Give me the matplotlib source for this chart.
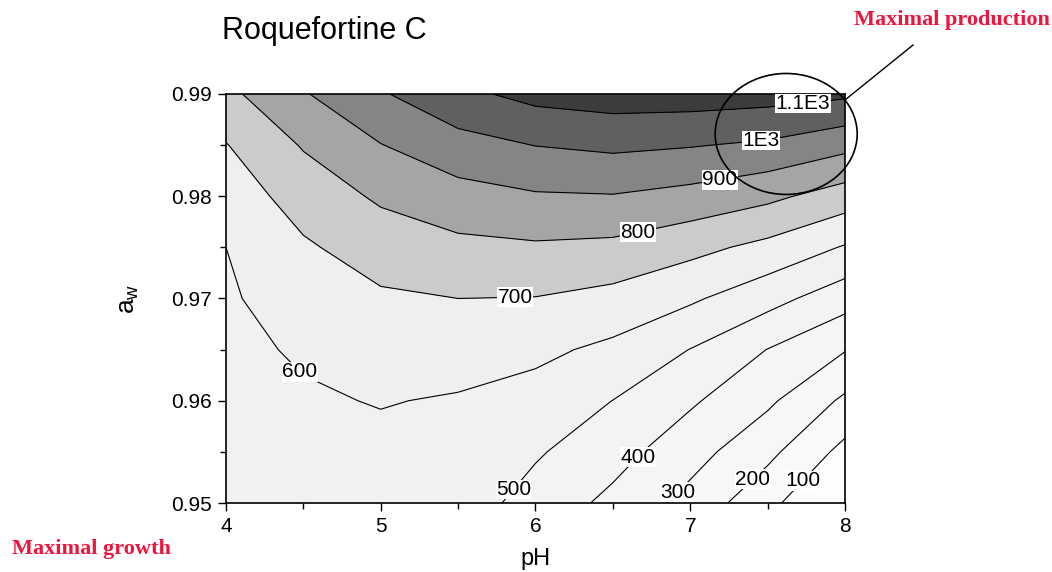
import numpy as np
import matplotlib.pyplot as plt
from matplotlib import rcParams
from matplotlib.patches import Ellipse

rcParams["font.family"] = ["Liberation Sans", "DejaVu Sans"]
rcParams["mathtext.default"] = "regular"

# grid (pH columns, a_w rows)
pH = [4.0, 4.5, 5.0, 5.5, 6.0, 6.5, 7.0, 7.5, 8.0]
aw = [0.950, 0.955, 0.960, 0.965, 0.970, 0.975, 0.980, 0.985, 0.990]
# rows = aw, columns = pH
roqC = [
    [545, 560, 560, 550, 462, 375, 267, 129, -30],
    [552, 572, 575, 565, 511, 438, 339, 226, 70],
    [563, 588, 605, 591, 563, 499, 414, 318, 182],
    [575, 612, 645, 645, 622, 578, 498, 398, 305],
    [587, 649, 686, 700, 697, 669, 615, 536, 441],
    [600, 687, 745, 776, 787, 777, 729, 673, 592],
    [645, 742, 815, 863, 890, 895, 868, 823, 753],
    [696, 808, 897, 964, 1002, 1020, 1006, 984, 929],
    [775, 892, 990, 1075, 1131, 1150, 1150, 1140, 1118],
]

levels = [-200, 100, 200, 300, 400, 500, 600, 700, 800, 900, 1000, 1100, 1300]
fillColors = ["#fdfdfd", "#f9f9f9", "#f7f7f7", "#f5f5f5", "#f3f3f3", "#f1f1f1",
              "#efefef", "#cbcbcb", "#a5a5a5", "#858585", "#606060", "#3c3c3c"]
lineLevels = [100, 200, 300, 400, 500, 600, 700, 800, 900, 1000, 1100]
labelText = {100: "100", 200: "200", 300: "300", 400: "400", 500: "500", 600: "600",
             700: "700", 800: "800", 900: "900", 1000: "1E3", 1100: "1.1E3"}
labelPos = [(7.73, 0.9521), (7.40, 0.9524), (6.93, 0.9509), (6.66, 0.9545),
            (5.86, 0.9513), (4.51, 0.9633), (5.87, 0.9700), (6.66, 0.9765),
            (7.19, 0.9816), (7.46, 0.9853), (7.73, 0.9889)]

X, Y = np.meshgrid(pH, aw)
Z = np.array(roqC, dtype=float)

fig = plt.figure(figsize=(10.52, 5.72), dpi=100)
ax = fig.add_axes([0.2148, 0.1206, 0.5884, 0.7151])

ax.contourf(X, Y, Z, levels=levels, colors=fillColors)
cs = ax.contour(X, Y, Z, levels=lineLevels, colors="black", linewidths=0.8)
labels = ax.clabel(cs, fmt=labelText, inline=False, manual=labelPos, fontsize=15, colors="black")
for t in labels:
    t.set_rotation(0)
    t.set_bbox(dict(facecolor="white", edgecolor="none", pad=0.3))

ax.set_xlim(4, 8)
ax.set_ylim(0.95, 0.99)
ax.set_xticks([4, 5, 6, 7, 8])
ax.set_xticks([4.5, 5.5, 6.5, 7.5], minor=True)
ax.set_yticks([0.95, 0.96, 0.97, 0.98, 0.99])
ax.set_yticklabels(["0.95", "0.96", "0.97", "0.98", "0.99"])
ax.set_yticks([0.955, 0.965, 0.975, 0.985], minor=True)
ax.tick_params(which="major", direction="out", length=6, width=1, labelsize=15, pad=4)
ax.tick_params(which="minor", direction="out", length=4, width=1)
for s in ax.spines.values():
    s.set_linewidth(1.2)

ax.set_xlabel("pH", fontsize=17, labelpad=9)
ax.set_ylabel("a$_{w}$", fontsize=19, labelpad=22)
fig.text(0.211, 0.945, "Roquefortine C", fontsize=22, ha="left", va="center")

# annotation: maximal production
ax.add_patch(Ellipse((7.62, 0.98609), 0.918, 0.01183, fill=False, edgecolor="black",
                     linewidth=1.2, clip_on=False, zorder=5))
ax.plot([8.0, 8.44], [0.98941, 0.99479], color="black", linewidth=1.0, clip_on=False, zorder=5)

fig.text(0.998, 0.965, "Maximal production", fontsize=16, fontweight="bold", color="#f0143c",
         family="Liberation Serif", ha="right", va="center")
fig.text(0.011, 0.04, "Maximal growth", fontsize=16, fontweight="bold", color="#f0143c",
         family="Liberation Serif", ha="left", va="center")

plt.savefig("out.png", dpi=100)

————————

**Your goal:**
Every line of the material is to be quoted exactly, with no pictures carried over.

**Finished answer:**
Give me the matplotlib source for this chart.
import numpy as np
import matplotlib.pyplot as plt
from matplotlib import rcParams
from matplotlib.patches import Ellipse

rcParams["font.family"] = ["Liberation Sans", "DejaVu Sans"]
rcParams["mathtext.default"] = "regular"

# grid (pH columns, a_w rows)
pH = [4.0, 4.5, 5.0, 5.5, 6.0, 6.5, 7.0, 7.5, 8.0]
aw = [0.950, 0.955, 0.960, 0.965, 0.970, 0.975, 0.980, 0.985, 0.990]
# rows = aw, columns = pH
roqC = [
    [545, 560, 560, 550, 462, 375, 267, 129, -30],
    [552, 572, 575, 565, 511, 438, 339, 226, 70],
    [563, 588, 605, 591, 563, 499, 414, 318, 182],
    [575, 612, 645, 645, 622, 578, 498, 398, 305],
    [587, 649, 686, 700, 697, 669, 615, 536, 441],
    [600, 687, 745, 776, 787, 777, 729, 673, 592],
    [645, 742, 815, 863, 890, 895, 868, 823, 753],
    [696, 808, 897, 964, 1002, 1020, 1006, 984, 929],
    [775, 892, 990, 1075, 1131, 1150, 1150, 1140, 1118],
]

levels = [-200, 100, 200, 300, 400, 500, 600, 700, 800, 900, 1000, 1100, 1300]
fillColors = ["#fdfdfd", "#f9f9f9", "#f7f7f7", "#f5f5f5", "#f3f3f3", "#f1f1f1",
              "#efefef", "#cbcbcb", "#a5a5a5", "#858585", "#606060", "#3c3c3c"]
lineLevels = [100, 200, 300, 400, 500, 600, 700, 800, 900, 1000, 1100]
labelText = {100: "100", 200: "200", 300: "300", 400: "400", 500: "500", 600: "600",
             700: "700", 800: "800", 900: "900", 1000: "1E3", 1100: "1.1E3"}
labelPos = [(7.73, 0.9521), (7.40, 0.9524), (6.93, 0.9509), (6.66, 0.9545),
            (5.86, 0.9513), (4.51, 0.9633), (5.87, 0.9700), (6.66, 0.9765),
            (7.19, 0.9816), (7.46, 0.9853), (7.73, 0.9889)]

X, Y = np.meshgrid(pH, aw)
Z = np.array(roqC, dtype=float)

fig = plt.figure(figsize=(10.52, 5.72), dpi=100)
ax = fig.add_axes([0.2148, 0.1206, 0.5884, 0.7151])

ax.contourf(X, Y, Z, levels=levels, colors=fillColors)
cs = ax.contour(X, Y, Z, levels=lineLevels, colors="black", linewidths=0.8)
labels = ax.clabel(cs, fmt=labelText, inline=False, manual=labelPos, fontsize=15, colors="black")
for t in labels:
    t.set_rotation(0)
    t.set_bbox(dict(facecolor="white", edgecolor="none", pad=0.3))

ax.set_xlim(4, 8)
ax.set_ylim(0.95, 0.99)
ax.set_xticks([4, 5, 6, 7, 8])
ax.set_xticks([4.5, 5.5, 6.5, 7.5], minor=True)
ax.set_yticks([0.95, 0.96, 0.97, 0.98, 0.99])
ax.set_yticklabels(["0.95", "0.96", "0.97", "0.98", "0.99"])
ax.set_yticks([0.955, 0.965, 0.975, 0.985], minor=True)
ax.tick_params(which="major", direction="out", length=6, width=1, labelsize=15, pad=4)
ax.tick_params(which="minor", direction="out", length=4, width=1)
for s in ax.spines.values():
    s.set_linewidth(1.2)

ax.set_xlabel("pH", fontsize=17, labelpad=9)
ax.set_ylabel("a$_{w}$", fontsize=19, labelpad=22)
fig.text(0.211, 0.945, "Roquefortine C", fontsize=22, ha="left", va="center")

# annotation: maximal production
ax.add_patch(Ellipse((7.62, 0.98609), 0.918, 0.01183, fill=False, edgecolor="black",
                     linewidth=1.2, clip_on=False, zorder=5))
ax.plot([8.0, 8.44], [0.98941, 0.99479], color="black", linewidth=1.0, clip_on=False, zorder=5)

fig.text(0.998, 0.965, "Maximal production", fontsize=16, fontweight="bold", color="#f0143c",
         family="Liberation Serif", ha="right", va="center")
fig.text(0.011, 0.04, "Maximal growth", fontsize=16, fontweight="bold", color="#f0143c",
         family="Liberation Serif", ha="left", va="center")

plt.savefig("out.png", dpi=100)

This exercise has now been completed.